PROBLEM REQUIREMENTS: Retype each line exactly. Skip images.

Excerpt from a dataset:
· · · ·
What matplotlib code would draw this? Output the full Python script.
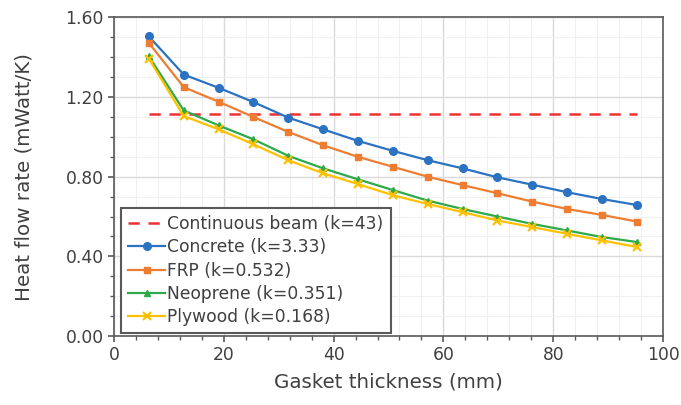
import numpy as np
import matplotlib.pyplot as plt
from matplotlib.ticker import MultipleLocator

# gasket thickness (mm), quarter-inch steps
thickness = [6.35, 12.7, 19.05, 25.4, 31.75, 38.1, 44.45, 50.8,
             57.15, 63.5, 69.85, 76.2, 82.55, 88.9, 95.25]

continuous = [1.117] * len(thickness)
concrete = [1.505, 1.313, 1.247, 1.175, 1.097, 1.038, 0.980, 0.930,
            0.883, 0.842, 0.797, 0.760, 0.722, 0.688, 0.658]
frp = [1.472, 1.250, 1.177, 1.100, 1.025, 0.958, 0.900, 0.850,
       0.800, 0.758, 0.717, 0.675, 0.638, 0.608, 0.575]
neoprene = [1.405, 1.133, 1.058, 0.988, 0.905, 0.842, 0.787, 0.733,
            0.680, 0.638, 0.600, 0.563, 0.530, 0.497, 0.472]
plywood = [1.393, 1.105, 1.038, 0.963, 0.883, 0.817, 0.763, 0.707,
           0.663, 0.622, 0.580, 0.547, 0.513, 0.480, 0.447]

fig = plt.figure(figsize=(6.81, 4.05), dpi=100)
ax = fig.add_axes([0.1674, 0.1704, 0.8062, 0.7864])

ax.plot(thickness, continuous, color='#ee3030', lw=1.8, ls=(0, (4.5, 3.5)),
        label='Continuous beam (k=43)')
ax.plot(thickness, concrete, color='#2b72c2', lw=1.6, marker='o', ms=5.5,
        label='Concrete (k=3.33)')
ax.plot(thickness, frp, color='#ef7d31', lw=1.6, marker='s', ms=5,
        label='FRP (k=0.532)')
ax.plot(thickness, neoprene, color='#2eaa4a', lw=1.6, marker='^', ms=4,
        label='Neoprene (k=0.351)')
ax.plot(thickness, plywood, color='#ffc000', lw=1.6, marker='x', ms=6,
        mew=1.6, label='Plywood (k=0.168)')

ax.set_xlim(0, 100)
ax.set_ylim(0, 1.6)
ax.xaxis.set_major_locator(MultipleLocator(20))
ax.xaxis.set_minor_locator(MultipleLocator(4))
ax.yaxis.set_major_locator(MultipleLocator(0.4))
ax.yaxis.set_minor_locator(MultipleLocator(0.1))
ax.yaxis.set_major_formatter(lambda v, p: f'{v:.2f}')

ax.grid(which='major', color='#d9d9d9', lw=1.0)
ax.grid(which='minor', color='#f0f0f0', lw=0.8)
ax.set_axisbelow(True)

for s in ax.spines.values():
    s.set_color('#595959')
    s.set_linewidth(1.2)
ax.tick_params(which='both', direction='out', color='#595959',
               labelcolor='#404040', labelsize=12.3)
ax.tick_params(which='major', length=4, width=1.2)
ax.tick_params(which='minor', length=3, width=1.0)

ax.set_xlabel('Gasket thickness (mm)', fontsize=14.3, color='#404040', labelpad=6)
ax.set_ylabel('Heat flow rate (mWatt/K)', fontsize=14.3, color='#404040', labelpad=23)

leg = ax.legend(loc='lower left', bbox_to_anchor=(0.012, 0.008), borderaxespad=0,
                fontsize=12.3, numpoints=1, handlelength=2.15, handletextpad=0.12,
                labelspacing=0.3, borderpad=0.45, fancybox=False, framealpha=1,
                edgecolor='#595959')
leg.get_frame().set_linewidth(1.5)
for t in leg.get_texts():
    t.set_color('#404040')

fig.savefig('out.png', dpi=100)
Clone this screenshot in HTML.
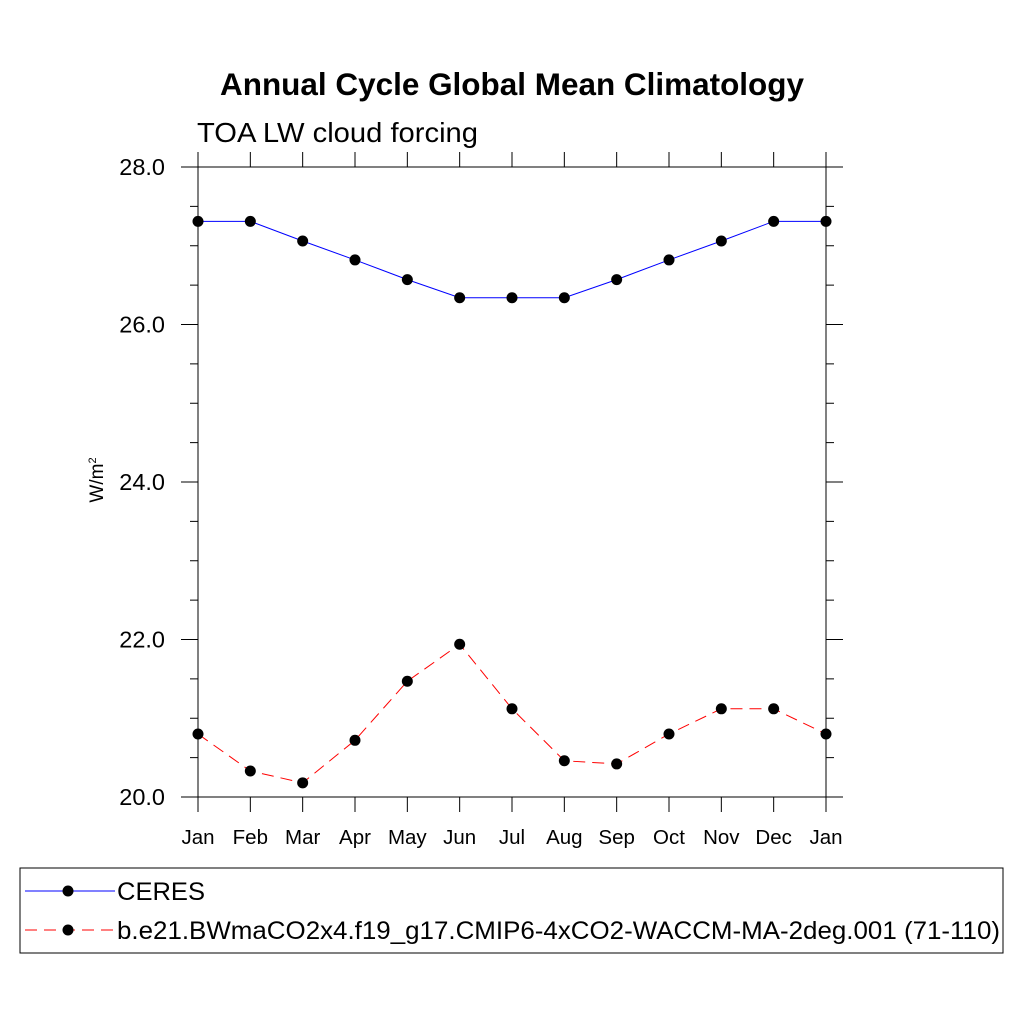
· · · ·
SOLUTION:
What matplotlib code would draw this? Output the full Python script.
import numpy as np
import matplotlib.pyplot as plt
from matplotlib.ticker import MultipleLocator

# gasket thickness (mm), quarter-inch steps
thickness = [6.35, 12.7, 19.05, 25.4, 31.75, 38.1, 44.45, 50.8,
             57.15, 63.5, 69.85, 76.2, 82.55, 88.9, 95.25]

continuous = [1.117] * len(thickness)
concrete = [1.505, 1.313, 1.247, 1.175, 1.097, 1.038, 0.980, 0.930,
            0.883, 0.842, 0.797, 0.760, 0.722, 0.688, 0.658]
frp = [1.472, 1.250, 1.177, 1.100, 1.025, 0.958, 0.900, 0.850,
       0.800, 0.758, 0.717, 0.675, 0.638, 0.608, 0.575]
neoprene = [1.405, 1.133, 1.058, 0.988, 0.905, 0.842, 0.787, 0.733,
            0.680, 0.638, 0.600, 0.563, 0.530, 0.497, 0.472]
plywood = [1.393, 1.105, 1.038, 0.963, 0.883, 0.817, 0.763, 0.707,
           0.663, 0.622, 0.580, 0.547, 0.513, 0.480, 0.447]

fig = plt.figure(figsize=(6.81, 4.05), dpi=100)
ax = fig.add_axes([0.1674, 0.1704, 0.8062, 0.7864])

ax.plot(thickness, continuous, color='#ee3030', lw=1.8, ls=(0, (4.5, 3.5)),
        label='Continuous beam (k=43)')
ax.plot(thickness, concrete, color='#2b72c2', lw=1.6, marker='o', ms=5.5,
        label='Concrete (k=3.33)')
ax.plot(thickness, frp, color='#ef7d31', lw=1.6, marker='s', ms=5,
        label='FRP (k=0.532)')
ax.plot(thickness, neoprene, color='#2eaa4a', lw=1.6, marker='^', ms=4,
        label='Neoprene (k=0.351)')
ax.plot(thickness, plywood, color='#ffc000', lw=1.6, marker='x', ms=6,
        mew=1.6, label='Plywood (k=0.168)')

ax.set_xlim(0, 100)
ax.set_ylim(0, 1.6)
ax.xaxis.set_major_locator(MultipleLocator(20))
ax.xaxis.set_minor_locator(MultipleLocator(4))
ax.yaxis.set_major_locator(MultipleLocator(0.4))
ax.yaxis.set_minor_locator(MultipleLocator(0.1))
ax.yaxis.set_major_formatter(lambda v, p: f'{v:.2f}')

ax.grid(which='major', color='#d9d9d9', lw=1.0)
ax.grid(which='minor', color='#f0f0f0', lw=0.8)
ax.set_axisbelow(True)

for s in ax.spines.values():
    s.set_color('#595959')
    s.set_linewidth(1.2)
ax.tick_params(which='both', direction='out', color='#595959',
               labelcolor='#404040', labelsize=12.3)
ax.tick_params(which='major', length=4, width=1.2)
ax.tick_params(which='minor', length=3, width=1.0)

ax.set_xlabel('Gasket thickness (mm)', fontsize=14.3, color='#404040', labelpad=6)
ax.set_ylabel('Heat flow rate (mWatt/K)', fontsize=14.3, color='#404040', labelpad=23)

leg = ax.legend(loc='lower left', bbox_to_anchor=(0.012, 0.008), borderaxespad=0,
                fontsize=12.3, numpoints=1, handlelength=2.15, handletextpad=0.12,
                labelspacing=0.3, borderpad=0.45, fancybox=False, framealpha=1,
                edgecolor='#595959')
leg.get_frame().set_linewidth(1.5)
for t in leg.get_texts():
    t.set_color('#404040')

fig.savefig('out.png', dpi=100)
Clone this screenshot in HTML.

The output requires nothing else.